Charlotte Turner Smith: Poems

Marriage and first publication

Smith signed herself "Charlotte Smith of Bignor Park" on the title page of Elegiac Sonnets, claiming the role of gentlewoman.[3]

Nicholas Turner met with financial difficulties on his return to England and had to sell some of the family's holdings. He married the wealthy Henrietta Meriton in 1765. His daughter entered society at the age of 12, leaving school and being tutored at home. His reckless spending then forced her to marry early. In a marriage on 23 February 1765 at the age of 15, which she later described as prostitution, she was given by her father to a violent, profligate man, Benjamin Smith, son of Richard Smith, a wealthy West Indian merchant and a director of the East India Company. The marriage proposal was accepted for her by her father.[3] Condemning his action 40 years later, Smith said it had turned her into a "legal prostitute".[4]

The Smiths had twelve children.
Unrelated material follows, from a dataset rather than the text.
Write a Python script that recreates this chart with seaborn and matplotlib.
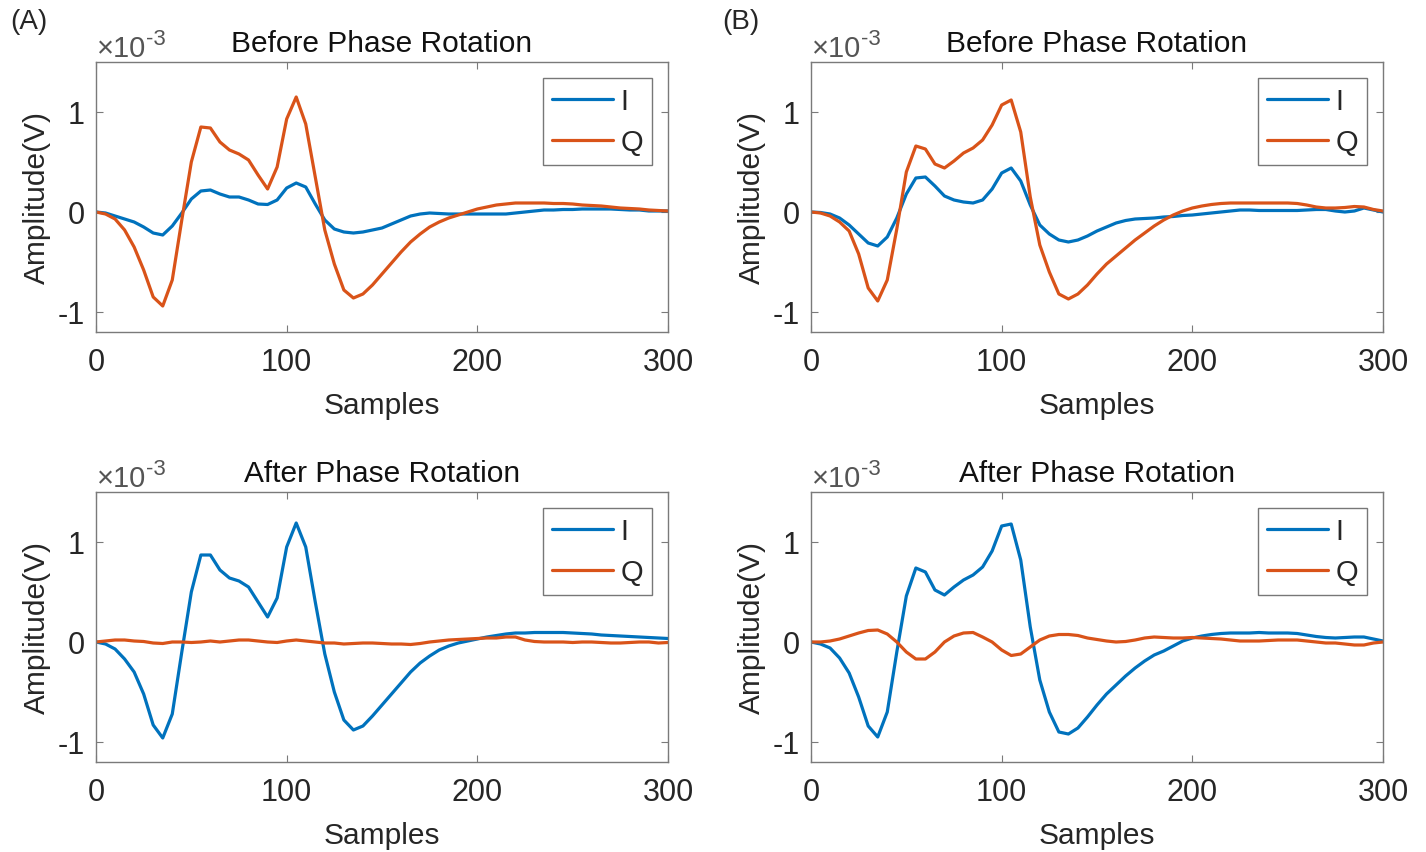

Their first, in 1766, died the next year just days after the birth of their second, Benjamin Berney (1767–1777).[A] Their ten more children between 1767 and 1785 were William Towers (born 1768), Charlotte Mary (born 1769), Braithwaite (born 1770), Nicholas Hankey (1771–1837), Charles Dyer (born 1773),[A] Anna Augusta (1774–1794), Lucy Eleanor (born 1776), Lionel (1778–1842), Harriet (born c. 1782), and George (born c. 1785). Six of their children survived her.[3]
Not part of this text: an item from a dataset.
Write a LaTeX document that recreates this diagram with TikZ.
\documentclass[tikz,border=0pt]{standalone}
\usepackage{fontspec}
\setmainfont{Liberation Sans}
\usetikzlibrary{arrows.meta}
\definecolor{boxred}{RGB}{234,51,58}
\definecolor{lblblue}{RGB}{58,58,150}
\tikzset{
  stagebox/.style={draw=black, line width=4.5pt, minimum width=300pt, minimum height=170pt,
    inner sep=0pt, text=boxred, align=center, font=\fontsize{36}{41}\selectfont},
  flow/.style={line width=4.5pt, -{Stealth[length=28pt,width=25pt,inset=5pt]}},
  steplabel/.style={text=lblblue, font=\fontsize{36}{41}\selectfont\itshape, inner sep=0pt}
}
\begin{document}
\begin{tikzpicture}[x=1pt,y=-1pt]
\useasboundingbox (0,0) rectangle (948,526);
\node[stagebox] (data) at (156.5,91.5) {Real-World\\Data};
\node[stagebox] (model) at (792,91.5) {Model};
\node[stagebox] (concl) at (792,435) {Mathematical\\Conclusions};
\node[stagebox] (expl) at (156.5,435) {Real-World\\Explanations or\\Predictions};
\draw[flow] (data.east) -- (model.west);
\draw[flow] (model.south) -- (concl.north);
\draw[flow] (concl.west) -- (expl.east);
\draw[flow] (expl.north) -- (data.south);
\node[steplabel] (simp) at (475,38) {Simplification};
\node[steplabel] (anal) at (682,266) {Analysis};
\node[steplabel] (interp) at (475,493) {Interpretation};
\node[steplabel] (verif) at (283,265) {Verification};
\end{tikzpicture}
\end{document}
The Smith marriage was unhappy. She detested living in commercial Cheapside (the family later moved to Southgate and Tottenham) and argued with her in-laws, whom she saw as unrefined and uneducated. They in turn mocked her for spending time reading, writing and drawing. Meanwhile Benjamin proved violent, unfaithful and profligate. Only her father-in-law, Richard, appreciated her writing abilities, although he wanted her to use them to further his business interests.[4] Richard Smith owned plantations in Barbados, which provided the income of £2000 a year upon which Charlotte Smith and her family lived.[3] Smith would later criticize slavery in works such as The Old Manor House (1793) and Beachy Head (1807).[3]

She persuaded Richard to set Benjamin up as a gentleman farmer in Hampshire and lived with him from 1774 until 1783 at Lys Farm,[5] Bramdean, about 10 miles east of Winchester.[3] Worried about Charlotte's future and that of his grandchildren and concerned that his son would continue his irresponsible ways, Richard Smith willed most of his property to Charlotte's children. However, he drew up the will himself and it contained legal problems. The inheritance, originally worth nearly £36,000, was tied up in chancery after his death in 1776 for almost 40 years. Smith and her children saw little of it.[3] (It has been proposed that this may have inspired the famous fictional case of interminable legal proceedings, Jarndyce and Jarndyce, in Dickens's Bleak House.[6]

In fact, Benjamin illegally spent at least a third of the legacy and ended up in King's Bench Prison, a debtor's prison, in December 1783. Smith moved in with him and it was there that she wrote and published her first work.[4] Elegiac Sonnets (1784) achieved instant success, allowing Charlotte to pay for their release from prison. Smith's sonnets helped initiate a revival of the form and granted an aura of respectability to her later novels, as poetry was then considered the highest art. Smith revised Elegiac Poems several times over the years, eventually creating a two-volume work.[4]